BERTScore is computed by feeding ground truth (reference sentence) and candidate sentence into the pre-trained BERT model. The BERT model has words that are contextually embedded. It tries to match tokens of hypothesis and reference texts with cosine similarity. The BERTScore produces the following output values: precision, recall, and F1-score whose range varies from 0.0 to 1.0.

BLEU

BLEU is a precision-based metric since during its computation it does not consider whether all the words in the reference texts are covered in the hypothesis text or not. BLEU tries to match the MT engine-generated text with one or more reference texts based on how many tokens are considered at a time. That is based on the number of tokens selected for matching it can be 1-g, 2-g, etc.

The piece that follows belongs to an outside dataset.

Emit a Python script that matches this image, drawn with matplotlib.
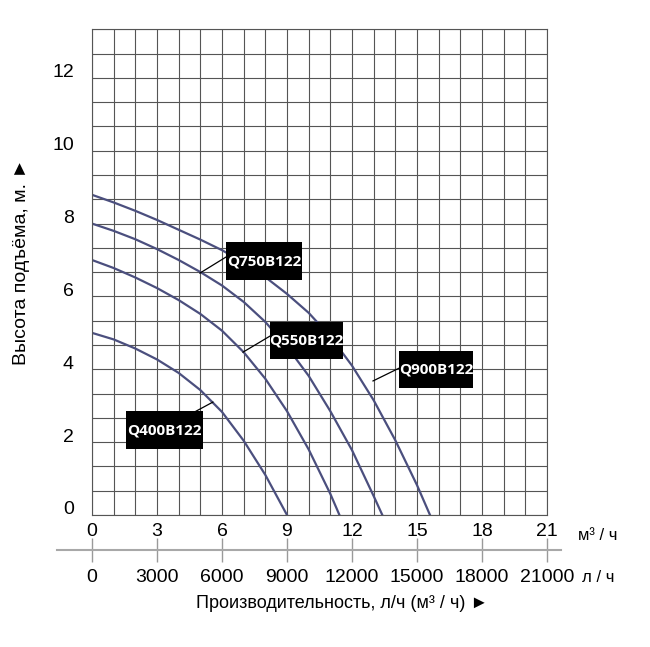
import numpy as np
import matplotlib
matplotlib.use("Agg")
import matplotlib.pyplot as plt
from matplotlib.patches import Rectangle
from matplotlib.transforms import ScaledTranslation

plt.rcParams['font.family'] = ['Liberation Sans', 'DejaVu Sans']

# pump curves: flow (m3/h) vs head (m)
q400_flow = [0, 1, 2, 3, 4, 5, 6, 7, 8, 9]
q400_head = [5.0, 4.82, 4.57, 4.27, 3.90, 3.43, 2.83, 2.04, 1.10, 0.0]

q550_flow = [0, 1, 2, 3, 4, 5, 6, 7, 8, 9, 10, 11, 11.42]
q550_head = [7.0, 6.78, 6.52, 6.23, 5.90, 5.52, 5.06, 4.47, 3.74, 2.85, 1.80, 0.58, 0.0]

q750_flow = [0, 1, 2, 3, 4, 5, 6, 7, 8, 9, 10, 11, 12, 13, 13.4]
q750_head = [8.0, 7.80, 7.57, 7.30, 7.00, 6.67, 6.30, 5.85, 5.30, 4.62, 3.82, 2.85, 1.78, 0.52, 0.0]

q900_flow = [0, 1, 2, 3, 4, 5, 6, 7, 8, 9, 10, 11, 12, 13, 14, 15, 15.6]
q900_head = [8.79, 8.58, 8.35, 8.10, 7.83, 7.56, 7.27, 6.93, 6.53, 6.07, 5.55, 4.90, 4.10, 3.15, 2.05, 0.82, 0.0]

curve_names = ['Q400B122', 'Q550B122', 'Q750B122', 'Q900B122']

m3h_ticks = [0, 3, 6, 9, 12, 15, 18, 21]
lph_ticks = [0, 3000, 6000, 9000, 12000, 15000, 18000, 21000]
head_ticks = [0, 2, 4, 6, 8, 10, 12]

fig = plt.figure(figsize=(6.5, 6.47), dpi=100)
ax = fig.add_axes([92 / 650, 132 / 647, 455 / 650, 485.7 / 647])

ax.set_xlim(0, 21)
ax.set_ylim(0, 40 / 3)

grid_col = '#555555'
ax.set_xticks(m3h_ticks)
ax.set_xticks(np.arange(0, 22, 1), minor=True)
ax.set_yticks(head_ticks)
ax.set_yticks(np.arange(0, 13.4, 2 / 3), minor=True)
ax.grid(which='both', color=grid_col, lw=0.8)
ax.set_axisbelow(True)
for s in ax.spines.values():
    s.set_color(grid_col)
    s.set_linewidth(0.8)
ax.tick_params(which='both', length=0)
ax.tick_params(axis='x', labelsize=14, pad=6)
ax.tick_params(axis='y', labelsize=14, pad=13)
ax.set_xticklabels([str(t) for t in m3h_ticks])
# head labels sit a little above their grid line
for lab in ax.get_yticklabels():
    lab.set_transform(lab.get_transform() + ScaledTranslation(0, 7 / 100, fig.dpi_scale_trans))

curve_col = '#4b4f7e'
for fl, hd in [(q400_flow, q400_head), (q550_flow, q550_head),
               (q750_flow, q750_head), (q900_flow, q900_head)]:
    ax.plot(fl, hd, color=curve_col, lw=1.6, solid_joinstyle='round')

# label boxes: (x0, y0, w, h) in data units, pointer start and end
boxes = {
    'Q400B122': ((1.57, 1.81, 3.55, 1.04), (4.8, 2.85), (5.58, 3.10)),
    'Q550B122': ((8.21, 4.28, 3.37, 1.02), (8.21, 4.91), (6.97, 4.47)),
    'Q750B122': ((6.18, 6.45, 3.51, 1.04), (6.18, 7.08), (4.98, 6.64)),
    'Q900B122': ((14.17, 3.48, 3.41, 1.02), (14.17, 4.03), (12.97, 3.68)),
}
for name in curve_names:
    (x0, y0, w, h), p0, p1 = boxes[name]
    ax.plot([p0[0], p1[0]], [p0[1], p1[1]], color='black', lw=0.9, zorder=4)
    ax.add_patch(Rectangle((x0, y0), w, h, facecolor='black', edgecolor='none', zorder=5))
    ax.text(x0 + w / 2, y0 + h / 2, name, color='white', fontsize=11,
            fontweight='bold', family=['Open Sans', 'DejaVu Sans'],
            ha='center', va='center', zorder=6)

# second flow scale in l/h
sec = ax.secondary_xaxis(-0.072, functions=(lambda x: x * 1000, lambda x: x / 1000))
sec.set_xticks(lph_ticks)
sec.set_xticklabels([str(t) for t in lph_ticks])
sec.spines['bottom'].set_visible(False)
sec.tick_params(direction='inout', length=17, width=1, color='#9a9a9a', labelsize=14, pad=5.5)
ax.plot([-0.077, 1.031], [-0.072, -0.072], transform=ax.transAxes, clip_on=False,
        color='#a8a8a8', lw=1.5)

fig.text(598 / 650, 1 - 535 / 647, 'м³ / ч', fontsize=12, ha='center', va='center')
fig.text(598 / 650, 1 - 578 / 647, 'л / ч', fontsize=12, ha='center', va='center')
fig.text(342 / 650, 1 - 604 / 647, 'Производительность, л/ч (м³ / ч) ►', fontsize=13,
         ha='center', va='center')
fig.text(22 / 650, 1 - 262 / 647, 'Высота подъёма, м. ►', fontsize=14, rotation=90,
         ha='center', va='center')

fig.savefig('out.png', dpi=100)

The computed automatic and manual scores are presented in Table 2. Its diagrammatic representation is given in Fig. 2. The BERT score and human judgment (human score) correlation is given in Table 3.

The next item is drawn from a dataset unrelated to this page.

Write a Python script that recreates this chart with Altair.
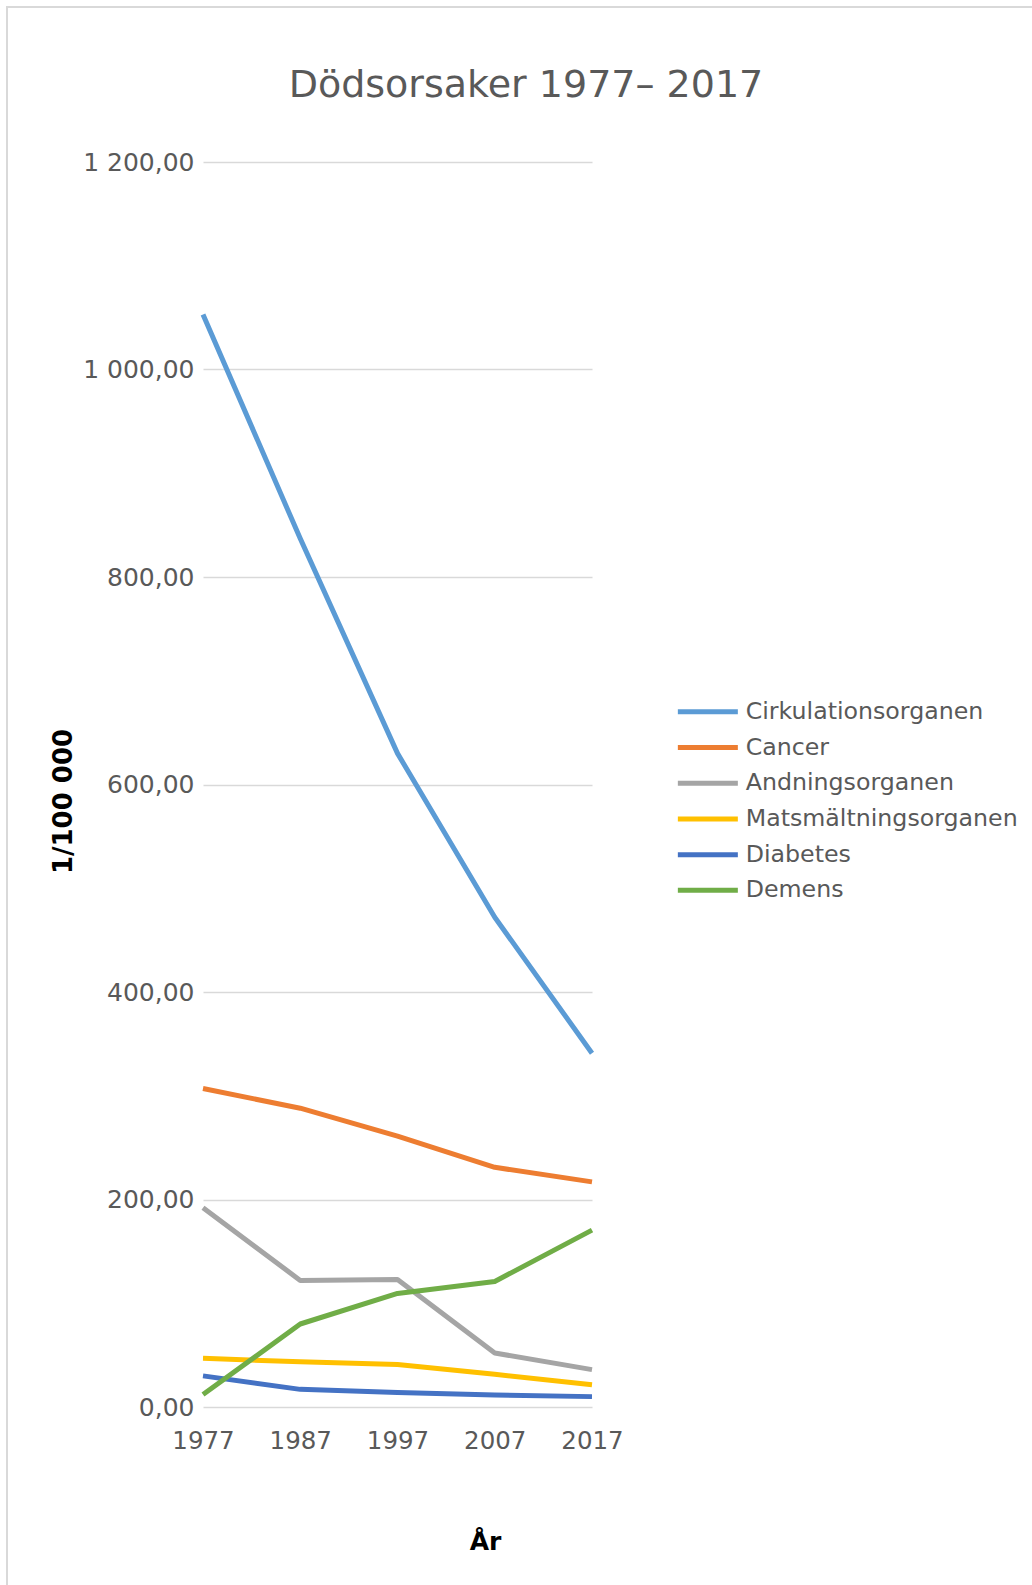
import altair as alt
import pandas as pd

years = [1977, 1987, 1997, 2007, 2017]
series_names = ["Cirkulationsorganen", "Cancer", "Andningsorganen",
                "Matsmältningsorganen", "Diabetes", "Demens"]
colors = ["#5B9BD5", "#ED7D31", "#A5A5A5", "#FFC000", "#4472C4", "#70AD47"]
title_text = ["Dödsorsaker 1977– 2017"]

cirkulation = [1053, 837, 630, 472, 341]
cancer = [307, 288, 261, 231, 217]
andning = [192, 122, 123, 52, 36]
matsmaltning = [47, 43.5, 41, 31.5, 21.5]
diabetes = [30, 17, 14, 11.5, 10]
demens = [12, 80, 109.5, 121, 170.5]

values = [cirkulation, cancer, andning, matsmaltning, diabetes, demens]

rows = []
for i, (name, vals) in enumerate(zip(series_names, values)):
    for y, v in zip(years, vals):
        rows.append({"År": y, "Värde": v, "Orsak": name, "ord": i})
df = pd.DataFrame(rows)

W, H = 389, 1245
PL, PT = 203, 162

lines = alt.Chart(df).mark_line(strokeWidth=5, strokeJoin="round").encode(
    x=alt.X("År:Q",
            scale=alt.Scale(domain=[1977, 2017], nice=False, zero=False),
            axis=alt.Axis(values=years, format="d", grid=False, domain=False,
                          ticks=False, labelFontSize=24.5, labelColor="#595959",
                          labelFont="DejaVu Sans", labelBaseline="alphabetic",
                          labelFlush=False, labelOverlap=False,
                          labelPadding=41, title="År", titleFontSize=25,
                          titleFont="DejaVu Sans", titleFontWeight="bold",
                          titleColor="#000000", titleX=282, titleY=134,
                          titleBaseline="middle", titleAlign="center")),
    y=alt.Y("Värde:Q",
            scale=alt.Scale(domain=[0, 1200], nice=False),
            axis=alt.Axis(values=[0, 200, 400, 600, 800, 1000, 1200],
                          labelExpr="replace(replace(format(datum.value, ',.2f'), ',', ' '), '.', ',')",
                          grid=True, gridColor="#D9D9D9", gridWidth=1.5,
                          domain=False, ticks=False, labelPadding=9,
                          labelFontSize=25, labelColor="#595959",
                          labelFont="DejaVu Sans", labelFlush=False,
                          labelOverlap=False, title="1/100 000",
                          titleFontSize=26, titleFont="DejaVu Sans",
                          titleFontWeight="bold", titleColor="#000000",
                          titleX=-140, titleY=639, titleAngle=270,
                          titleAlign="center", titleBaseline="middle")),
    color=alt.Color("Orsak:N",
                    scale=alt.Scale(domain=series_names, range=colors),
                    sort=series_names,
                    legend=alt.Legend(title=None, orient="none",
                                      legendX=493, legendY=538,
                                      symbolType="M-6,0H6", symbolSize=100,
                                      symbolStrokeWidth=5, labelOffset=26,
                                      rowPadding=10.7, labelFontSize=23.7,
                                      labelColor="#595959", labelLimit=500,
                                      labelFont="DejaVu Sans", padding=0)),
    order=alt.Order("ord:Q"),
)

border = alt.Chart(pd.DataFrame({"a": [0]})).mark_rect(
    fill=None, stroke="#D9D9D9", strokeWidth=2
).encode(
    x=alt.value(7 - PL), x2=alt.value(1100 - PL),
    y=alt.value(7 - PT), y2=alt.value(1700 - PT),
)

title = alt.Chart(pd.DataFrame({"t": title_text})).mark_text(
    fontSize=38, font="DejaVu Sans", color="#595959",
    align="center", baseline="alphabetic"
).encode(
    text="t:N", x=alt.value(526 - PL), y=alt.value(97 - PT)
)

chart = alt.layer(border, lines, title).properties(
    width=W, height=H,
    background="white",
    padding={"left": PL, "top": PT, "right": 1032 - PL - W, "bottom": 1585 - PT - H},
    autosize=alt.AutoSizeParams(type="none"),
).configure_view(stroke="transparent", strokeWidth=0)

chart.save("out.html", embed_options={"renderer": "svg", "actions": False})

The BLEU score and human score (human judgment) correlation is presented in Table 4. The observed pattern between two different automatic evaluation metrics and Human scores is discussed in Sect. 4 (Result Analysis and Discussion).

Table 2. Automatic and human scores of the translated texts.
Table 3. Pearson Correlation between BERTScore and Human Score
Fig. 2.
figure 2

Various automatic and Human scores for randomly picked five translated sentences.

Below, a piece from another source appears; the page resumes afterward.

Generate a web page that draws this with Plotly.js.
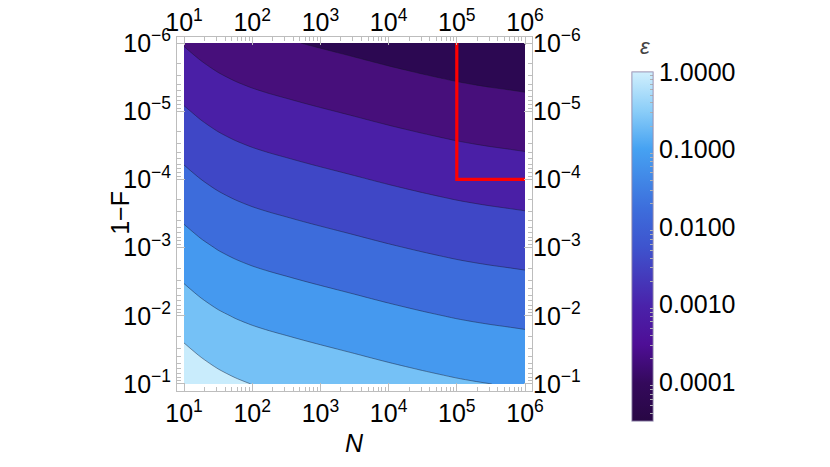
<!DOCTYPE html>
<html>
<head>
<meta charset="utf-8">
<script src="https://cdn.plot.ly/plotly-3.0.1.min.js"></script>
<style>
html,body{margin:0;padding:0;background:#fff;}
#chart{width:830px;height:467px;}
</style>
</head>
<body>
<div id="chart"></div>
<script>
// log10(N) grid (columns) and log10(1-F) grid (rows)
const logN = [1, 1.25, 1.5, 1.75, 2, 2.25, 2.5, 2.75, 3, 3.25, 3.5, 3.75, 4, 4.25, 4.5, 4.75, 5, 5.25, 5.5, 5.75, 6];
const logInfidelity = [-6, -5, -4, -3, -2, -1];
// log10(epsilon), one row per log10(1-F)
const logEps = [
  [-3.029, -3.150, -3.248, -3.322, -3.380, -3.426, -3.466, -3.506, -3.544, -3.581, -3.618, -3.656, -3.693, -3.728, -3.762, -3.794, -3.825, -3.851, -3.874, -3.894, -3.915],
  [-2.454, -2.575, -2.673, -2.747, -2.805, -2.851, -2.891, -2.931, -2.969, -3.006, -3.043, -3.081, -3.118, -3.153, -3.187, -3.219, -3.250, -3.276, -3.299, -3.319, -3.340],
  [-1.879, -2.000, -2.098, -2.172, -2.230, -2.276, -2.316, -2.356, -2.394, -2.431, -2.468, -2.506, -2.543, -2.578, -2.612, -2.644, -2.675, -2.701, -2.724, -2.744, -2.765],
  [-1.304, -1.425, -1.523, -1.597, -1.655, -1.701, -1.741, -1.781, -1.819, -1.856, -1.893, -1.931, -1.968, -2.003, -2.037, -2.069, -2.100, -2.126, -2.149, -2.169, -2.190],
  [-0.729, -0.850, -0.948, -1.022, -1.080, -1.126, -1.166, -1.206, -1.244, -1.281, -1.318, -1.356, -1.393, -1.428, -1.462, -1.494, -1.525, -1.551, -1.574, -1.594, -1.615],
  [-0.154, -0.275, -0.373, -0.447, -0.505, -0.551, -0.591, -0.631, -0.669, -0.706, -0.743, -0.781, -0.818, -0.853, -0.887, -0.919, -0.950, -0.976, -0.999, -1.019, -1.040]
];
// red boundary (log10 N, log10(1-F))
const redN = [5, 5, 6];
const redInf = [-6, -4, -4];

// tick labels
const xTickVals = [1, 2, 3, 4, 5, 6];
const xTickText = ['10<sup>1</sup>', '10<sup>2</sup>', '10<sup>3</sup>', '10<sup>4</sup>', '10<sup>5</sup>', '10<sup>6</sup>'];
const yTickVals = [-6, -5, -4, -3, -2, -1];
const yTickText = ['10<sup>−6</sup>', '10<sup>−5</sup>', '10<sup>−4</sup>', '10<sup>−3</sup>', '10<sup>−2</sup>', '10<sup>−1</sup>'];
const cbTickVals = [-4, -3, -2, -1, 0];
const cbTickText = ['0.0001', '0.0010', '0.0100', '0.1000', '1.0000'];

// contour levels (log10 epsilon)
const levelStart = -3.5, levelEnd = -0.5, levelSize = 0.5;
const bandColors = ['rgb(44,8,82)', 'rgb(71,15,123)', 'rgb(74,31,166)', 'rgb(63,71,198)',
                    'rgb(61,108,219)', 'rgb(69,153,239)', 'rgb(117,193,246)', 'rgb(201,236,252)'];
const barColors = [
  [0.00, 'rgb(40,7,68)'],
  [0.11, 'rgb(52,9,92)'],
  [0.22, 'rgb(78,14,150)'],
  [0.33, 'rgb(74,34,170)'],
  [0.50, 'rgb(62,84,206)'],
  [0.61, 'rgb(61,110,220)'],
  [0.78, 'rgb(70,162,242)'],
  [0.89, 'rgb(140,206,248)'],
  [1.00, 'rgb(208,239,253)']
];

function minorTicks(from, to, lo, hi) {
  const out = [];
  for (let n = from; n <= to; n++) {
    for (let k = 2; k <= 9; k++) {
      const v = n + Math.log10(k);
      if (v > lo && v < hi) out.push(v);
    }
  }
  return out;
}

const xRange = [0.8974, 6.1026];
const yRange = [-0.897, -6.088];
const font = 'Liberation Sans, Arial, sans-serif';
const frameColor = '#bdbdbd';

const contourScale = bandColors.map((c, i) => [i / (bandColors.length - 1), c]);

const barBase = {
  x: 1.2817, xanchor: 'left', xpad: 0,
  y: 0.901, yanchor: 'top', ypad: 0,
  thickness: 21, thicknessmode: 'pixels',
  len: 349, lenmode: 'pixels',
  outlinewidth: 1, outlinecolor: 'rgba(150,140,175,0.7)',
  ticks: 'inside', tickcolor: '#b0b0b0', tickwidth: 1, tickmode: 'array'
};

const traces = [
  {
    type: 'heatmap', x: logN, y: logInfidelity, z: logEps,
    colorscale: barColors, zmin: -4.5, zmax: 0, opacity: 0,
    hoverinfo: 'skip', showscale: true,
    colorbar: Object.assign({}, barBase, {
      ticklen: 5, tickvals: cbTickVals, ticktext: cbTickText,
      tickfont: {family: font, size: 25, color: '#000'}
    })
  },
  {
    type: 'heatmap', x: logN, y: logInfidelity, z: logEps,
    colorscale: barColors, zmin: -4.5, zmax: 0, opacity: 0,
    hoverinfo: 'skip', showscale: true,
    colorbar: Object.assign({}, barBase, {
      ticklen: 3, tickvals: minorTicks(-5, -1, -4.5, 0), showticklabels: false
    })
  },
  {
    type: 'contour', x: logN, y: logInfidelity, z: logEps,
    autocontour: false,
    contours: {start: levelStart, end: levelEnd, size: levelSize, coloring: 'fill'},
    colorscale: contourScale, showscale: false,
    line: {color: 'rgba(20,20,40,0.55)', width: 0.8, smoothing: 0.7},
    hoverinfo: 'skip'
  },
  {
    type: 'scatter', mode: 'lines', x: redN, y: redInf,
    line: {color: '#ff0000', width: 3.2},
    hoverinfo: 'skip', showlegend: false
  },
  {
    type: 'scatter', mode: 'lines', x: redN, y: redInf, xaxis: 'x2', yaxis: 'y2',
    line: {color: 'rgba(0,0,0,0)', width: 0},
    hoverinfo: 'skip', showlegend: false
  }
];

const axisCommon = {
  showgrid: false, zeroline: false,
  tickfont: {family: font, size: 25, color: '#000'}
};

const layout = {
  width: 830, height: 467,
  margin: {l: 177, r: 298, t: 37, b: 76, pad: 0},
  paper_bgcolor: '#fff', plot_bgcolor: '#fff',
  showlegend: false,
  xaxis: Object.assign({}, axisCommon, {
    range: xRange, showline: true, linecolor: frameColor, linewidth: 1, mirror: 'allticks',
    ticks: 'inside', ticklen: 8, tickcolor: frameColor, tickwidth: 1,
    tickmode: 'array', tickvals: xTickVals, ticktext: xTickText,
    minor: {ticks: 'inside', ticklen: 4, tickcolor: frameColor, tickvals: minorTicks(1, 5, 1, 6)}
  }),
  yaxis: Object.assign({}, axisCommon, {
    range: yRange, showline: true, linecolor: frameColor, linewidth: 1, mirror: 'allticks',
    ticks: 'inside', ticklen: 8, tickcolor: frameColor, tickwidth: 1,
    tickmode: 'array', tickvals: yTickVals, ticktext: yTickText,
    minor: {ticks: 'inside', ticklen: 4, tickcolor: frameColor, tickvals: minorTicks(-6, -2, -6, -1)}
  }),
  xaxis2: Object.assign({}, axisCommon, {
    range: xRange, overlaying: 'x', side: 'top', anchor: 'y2',
    showline: false, ticks: '', tickmode: 'array', tickvals: xTickVals, ticktext: xTickText
  }),
  yaxis2: Object.assign({}, axisCommon, {
    range: yRange, overlaying: 'y', side: 'right', anchor: 'x2',
    showline: false, ticks: '', tickmode: 'array', tickvals: yTickVals, ticktext: yTickText
  }),
  annotations: [
    {text: '<i>N</i>', xref: 'paper', yref: 'paper', x: 0.501, y: -0.147,
     showarrow: false, font: {family: font, size: 25, color: '#000'}, xanchor: 'center', yanchor: 'middle'},
    {text: '1−F', xref: 'paper', yref: 'paper', x: -0.161, y: 0.503, textangle: -90,
     showarrow: false, font: {family: font, size: 25, color: '#000'}, xanchor: 'center', yanchor: 'middle'},
    {text: '<i>ε</i>', xref: 'paper', yref: 'paper', x: 1.318, y: 0.972,
     showarrow: false, font: {family: font, size: 22, color: '#444'}, xanchor: 'center', yanchor: 'middle'}
  ]
};

Plotly.newPlot('chart', traces, layout, {displayModeBar: false, staticPlot: true});
</script>
</body>
</html>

Table 4. Pearson correlation between BLEU score and human judgment (human score)

4 Result Analysis and Discussion

Analyzing the results, we obtained in Sect.  3, we can see that the automatic evaluation metric BERTScore exhibits a higher correlation with human judgment compared to the n-gram-based BLEU metric (Table 3). The Pearson correlation coefficient has been computed separately between these two automatic metrics and human judgment (Human score), i.e., the BERT score vs human score and the BLEU score vs human score. As per the correlation values in Tables 3 and 4, BERTScore always has a higher correlation value with human scores because of its ability to capture a contextual representation of reference and hypothesis texts. Since BLEU tries to match exact tokens between candidate and reference sentences, it fails to generate an authentic score since the word may have its synonym. Further, when we analyze the BLEU score and BERTScore of all these five sentences, it has been found that sentence 1 has the highest score in both the automatic metrics compared to the rest of the sentences (Table 2). The reason for this is reference text and hypothesis text both have maximum token matching in this sentence (Table 1). Hence BLEU and BERTScore both have generated the highest score for this sentence based on their own measuring criteria.

5 Conclusion and Future Work

MT is a fast-growing field. Researchers are continuously working in this domain to upgrade the model to achieve higher accuracy. However, during model design, automatic performance evaluation of the model plays a vital role. Designing an automatic evaluation metric is a challenging task because of its inherent linguistic, syntactic, and semantic intricacies that need to be checked in the hypothesis and reference texts while evaluating the generated (hypothesis) text. Hence, using appropriate evaluation metrics is important. We have understood the patterns of BLEU and BERTScore with gold standard human judgment. For this, we have used appropriate correlation i.e. Pearson correlation. Pearson correlation is suitable when we want to find a linear correlation between the two variables. Based on the patterns of correlation with the human score one can select the appropriate evaluation metric.

However, based on this study, we can say that we still have to go far in the MT automatic evaluation metric. Designing interpretable automatic evaluation metrics which is context-oriented is essential to achieving higher accuracy. However, to design such an evaluation metric creating a domain-specific reference corpus is equally important to achieve the task.